| TASK DIRECTIONS |
Emit a verbatim copy of the lines below from the line with "Reproduce this chart with React, TypeScript" through the line with "const energyLabels = ['E/Z=1·5", excluding pictures and everything outside that range.

-------- EXERCISE INPUT --------

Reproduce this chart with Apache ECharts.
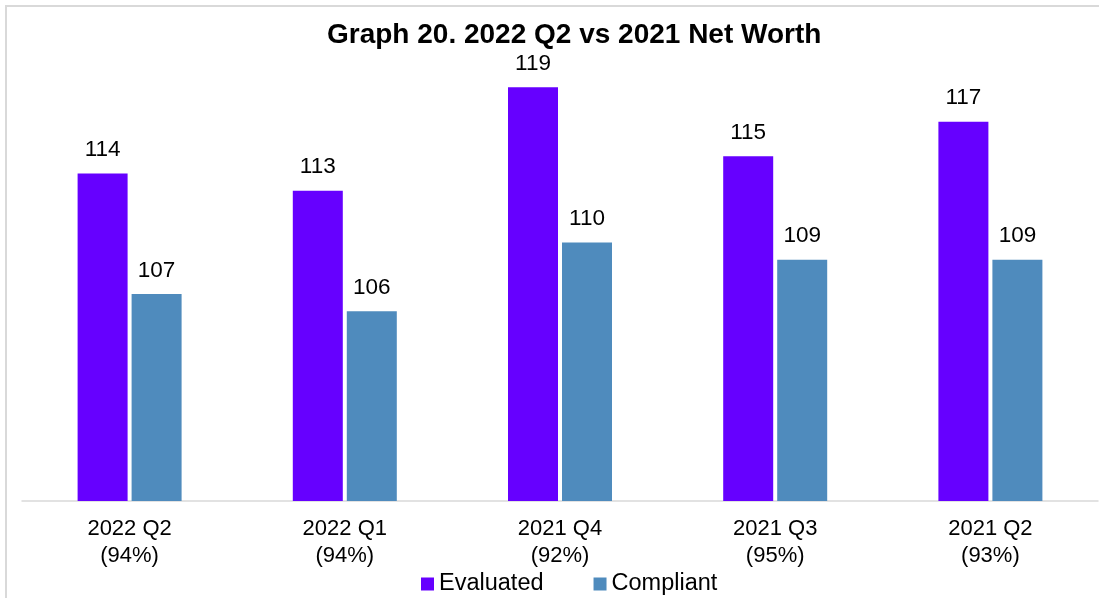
<!DOCTYPE html>
<html>
<head>
<meta charset="utf-8">
<script src="https://cdn.jsdelivr.net/npm/echarts@6/dist/echarts.min.js"></script>
<style>
  html, body { margin: 0; padding: 0; background: #fff; }
  #chart { width: 1099px; height: 598px; }
</style>
</head>
<body>
<div id="chart"></div>
<script>
// 数据
var categories = ['2022 Q2', '2022 Q1', '2021 Q4', '2021 Q3', '2021 Q2'];
var percents = ['94%', '94%', '92%', '95%', '93%'];
var evaluated = [114, 113, 119, 115, 117];
var compliant = [107, 106, 110, 109, 109];

var font = 'Arial, "Liberation Sans", sans-serif';

var chart = echarts.init(document.getElementById('chart'));

var labels = categories.map(function (c, i) {
  return c + '\n(' + percents[i] + ')';
});

var barLabel = {
  show: true,
  position: 'top',
  distance: 12,
  color: '#000',
  fontSize: 22.5,
  fontFamily: font
};

var option = {
  animation: false,
  backgroundColor: '#fff',
  title: {
    text: 'Graph 20. 2022 Q2 vs 2021 Net Worth',
    left: 322,
    top: 16,
    textStyle: { fontSize: 28, fontWeight: 'bold', color: '#000', fontFamily: font }
  },
  // 外框
  graphic: [{
    type: 'rect',
    shape: { x: 6, y: 6, width: 1200, height: 700 },
    style: { fill: 'none', stroke: '#d9d9d9', lineWidth: 2 },
    silent: true
  }],
  legend: {
    left: 421,
    top: 572,
    padding: 0,
    itemWidth: 13,
    itemHeight: 13,
    itemGap: 50,
    icon: 'rect',
    textStyle: { fontSize: 23.5, color: '#000', fontFamily: font },
    data: ['Evaluated', 'Compliant']
  },
  grid: { left: 22, right: 1, top: 70, bottom: 97, containLabel: false },
  xAxis: {
    type: 'category',
    data: labels,
    axisLine: { lineStyle: { color: '#d9d9d9', width: 1.5 } },
    axisTick: { show: false },
    axisLabel: {
      color: '#000',
      fontSize: 22,
      lineHeight: 27,
      margin: 14,
      fontFamily: font,
      interval: 0
    }
  },
  yAxis: {
    type: 'value',
    min: 95,
    max: 120,
    show: false,
    splitLine: { show: false }
  },
  series: [
    {
      name: 'Evaluated',
      type: 'bar',
      data: evaluated,
      barWidth: 50,
      barGap: '8%',
      itemStyle: { color: '#6600ff' },
      label: barLabel
    },
    {
      name: 'Compliant',
      type: 'bar',
      data: compliant,
      barWidth: 50,
      itemStyle: { color: '#4f8bbd' },
      label: barLabel
    }
  ]
};

chart.setOption(option);
window.addEventListener('resize', function () { chart.resize(); });
</script>
</body>
</html>
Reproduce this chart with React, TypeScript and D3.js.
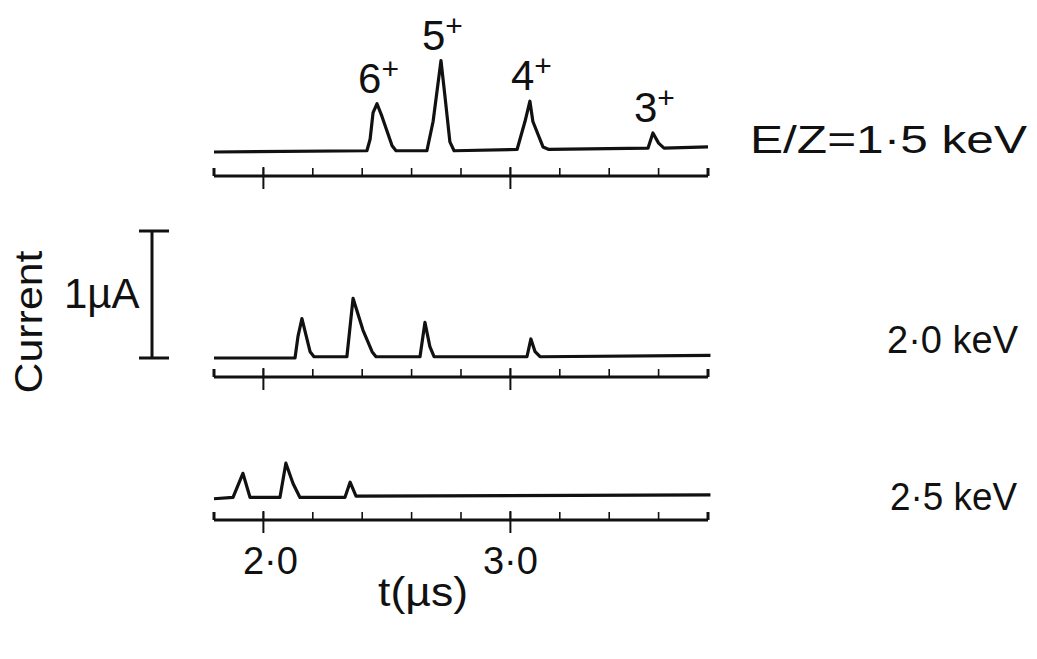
import React from 'react';
import * as d3 from 'd3';

// time-of-flight traces, [t (µs), current (µA)]
const trace15: [number, number][] = [
  [1.8, 0], [2.419, 0.01], [2.432, 0.1], [2.444, 0.31], [2.46, 0.38], [2.48, 0.28],
  [2.521, 0.05], [2.537, 0.01], [2.662, 0.01], [2.687, 0.24], [2.719, 0.72],
  [2.735, 0.44], [2.755, 0.08], [2.772, 0.01], [3.027, 0.02], [3.059, 0.24],
  [3.079, 0.4], [3.091, 0.24], [3.132, 0.04], [3.156, 0.02], [3.557, 0.03],
  [3.577, 0.15], [3.6, 0.07], [3.622, 0.03], [3.8, 0.04],
];
const trace20: [number, number][] = [
  [1.8, 0], [2.128, 0], [2.14, 0.17], [2.156, 0.31], [2.189, 0.05], [2.205, 0.01],
  [2.338, 0.01], [2.363, 0.47], [2.403, 0.22], [2.44, 0.05], [2.456, 0.01],
  [2.634, 0.01], [2.654, 0.28], [2.674, 0.09], [2.691, 0.01], [3.067, 0.01],
  [3.083, 0.15], [3.1, 0.05], [3.12, 0.01], [3.81, 0.02],
];
const trace25: [number, number][] = [
  [1.8, 0.01], [1.877, 0.02], [1.917, 0.21], [1.946, 0.02], [1.962, 0.02], [2.067, 0.02],
  [2.091, 0.29], [2.12, 0.13], [2.148, 0.02], [2.33, 0.02], [2.351, 0.14],
  [2.375, 0.03], [3.81, 0.04],
];

const energyLabels = ['E/Z=1·5 keV', '2·0 keV', '2·5 keV'];

// charge states marked on the 1.5 keV trace
const chargeStates = ['6', '5', '4', '3'];
const chargeTimes = [2.46, 2.719, 3.079, 3.577];
const chargeHeights = [0.38, 0.72, 0.4, 0.15];

const minorTicks = [1.8, 2.0, 2.2, 2.4, 2.6, 2.8, 3.0, 3.2, 3.4, 3.6, 3.8];
const majorTicks = [2.0, 3.0];
const majorTickLabels = ['2·0', '3·0'];

const font = '"Liberation Sans", Arial, sans-serif';

function App() {
  const width = 1037;
  const height = 659;

  // time axis shared by the three rulers
  const x = d3.scaleLinear().domain([1.8, 3.8]).range([214, 708]);
  const unitPx = 127; // 1 µA

  const panels = [
    { data: trace15, base: 152, ruler: 176, label: energyLabels[0], lx: 1027, ly: 153, lw: 277 },
    { data: trace20, base: 358, ruler: 377, label: energyLabels[1], lx: 1018, ly: 353, lw: 131 },
    { data: trace25, base: 500, ruler: 520, label: energyLabels[2], lx: 1017, ly: 510, lw: 127 },
  ];

  const yFor = (base: number) =>
    d3.scaleLinear().domain([0, 1]).range([base, base - unitPx]);

  const yMid = yFor(panels[1].base);
  const yTop = yFor(panels[0].base);

  return (
    <svg
      width={width}
      height={height}
      style={{ position: 'absolute', left: 0, top: 0, background: '#fff' }}
      fontFamily={font}
    >
      {panels.map((p, i) => {
        const y = yFor(p.base);
        const line = d3
          .line<[number, number]>()
          .x((d) => x(d[0]))
          .y((d) => y(d[1]));
        return (
          <g key={i}>
            <path
              d={line(p.data) || ''}
              fill="none"
              stroke="#111"
              strokeWidth={3.2}
              strokeLinejoin="round"
            />
            {/* ruler */}
            <line
              x1={x(1.8)}
              x2={x(3.8)}
              y1={p.ruler}
              y2={p.ruler}
              stroke="#111"
              strokeWidth={3}
            />
            {minorTicks.map((t) => (
              <line
                key={t}
                x1={x(t)}
                x2={x(t)}
                y1={p.ruler - 8}
                y2={p.ruler}
                stroke="#111"
                strokeWidth={t === 1.8 || t === 3.8 ? 3 : 1.6}
              />
            ))}
            {majorTicks.map((t) => (
              <line
                key={'M' + t}
                x1={x(t)}
                x2={x(t)}
                y1={p.ruler - 9}
                y2={p.ruler + 13}
                stroke="#111"
                strokeWidth={2}
              />
            ))}
            <text
              x={p.lx}
              y={p.ly}
              textAnchor="end"
              fontSize={38}
              textLength={p.lw}
              lengthAdjust="spacingAndGlyphs"
              fill="#111"
            >
              {p.label}
            </text>
          </g>
        );
      })}

      {/* charge state labels */}
      {chargeStates.map((c, i) => (
        <text
          key={c}
          x={x(chargeTimes[i]) - 19}
          y={yTop(chargeHeights[i]) - 11}
          fontSize={42}
          fill="#111"
        >
          {c}
          <tspan fontSize={30} dy={-14}>
            +
          </tspan>
        </text>
      ))}

      {/* 1 µA scale bar */}
      <g stroke="#111" strokeWidth={3}>
        <line x1={152} x2={152} y1={yMid(0)} y2={yMid(1)} />
        <line x1={139} x2={169} y1={yMid(1)} y2={yMid(1)} />
        <line x1={139} x2={169} y1={yMid(0)} y2={yMid(0)} />
      </g>
      <text x={64} y={308} fontSize={42} fill="#111">
        1µA
      </text>
      <text
        transform="translate(42,322) rotate(-90)"
        textAnchor="middle"
        fontSize={39}
        textLength={143}
        lengthAdjust="spacingAndGlyphs"
        fill="#111"
      >
        Current
      </text>

      {/* time labels */}
      {majorTicks.map((t, i) => (
        <text
          key={t}
          x={x(t) + (i === 0 ? 7 : 0)}
          y={574}
          textAnchor="middle"
          fontSize={38}
          textLength={55}
          lengthAdjust="spacingAndGlyphs"
          fill="#111"
        >
          {majorTickLabels[i]}
        </text>
      ))}
      <text
        x={423}
        y={606}
        textAnchor="middle"
        fontSize={40}
        textLength={90}
        lengthAdjust="spacingAndGlyphs"
        fill="#111"
      >
        t(µs)
      </text>
    </svg>
  );
}

export default App;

--------

| OUTPUT BELOW |
Reproduce this chart with React, TypeScript and D3.js.
import React from 'react';
import * as d3 from 'd3';

// time-of-flight traces, [t (µs), current (µA)]
const trace15: [number, number][] = [
  [1.8, 0], [2.419, 0.01], [2.432, 0.1], [2.444, 0.31], [2.46, 0.38], [2.48, 0.28],
  [2.521, 0.05], [2.537, 0.01], [2.662, 0.01], [2.687, 0.24], [2.719, 0.72],
  [2.735, 0.44], [2.755, 0.08], [2.772, 0.01], [3.027, 0.02], [3.059, 0.24],
  [3.079, 0.4], [3.091, 0.24], [3.132, 0.04], [3.156, 0.02], [3.557, 0.03],
  [3.577, 0.15], [3.6, 0.07], [3.622, 0.03], [3.8, 0.04],
];
const trace20: [number, number][] = [
  [1.8, 0], [2.128, 0], [2.14, 0.17], [2.156, 0.31], [2.189, 0.05], [2.205, 0.01],
  [2.338, 0.01], [2.363, 0.47], [2.403, 0.22], [2.44, 0.05], [2.456, 0.01],
  [2.634, 0.01], [2.654, 0.28], [2.674, 0.09], [2.691, 0.01], [3.067, 0.01],
  [3.083, 0.15], [3.1, 0.05], [3.12, 0.01], [3.81, 0.02],
];
const trace25: [number, number][] = [
  [1.8, 0.01], [1.877, 0.02], [1.917, 0.21], [1.946, 0.02], [1.962, 0.02], [2.067, 0.02],
  [2.091, 0.29], [2.12, 0.13], [2.148, 0.02], [2.33, 0.02], [2.351, 0.14],
  [2.375, 0.03], [3.81, 0.04],
];

const energyLabels = ['E/Z=1·5 keV', '2·0 keV', '2·5 keV'];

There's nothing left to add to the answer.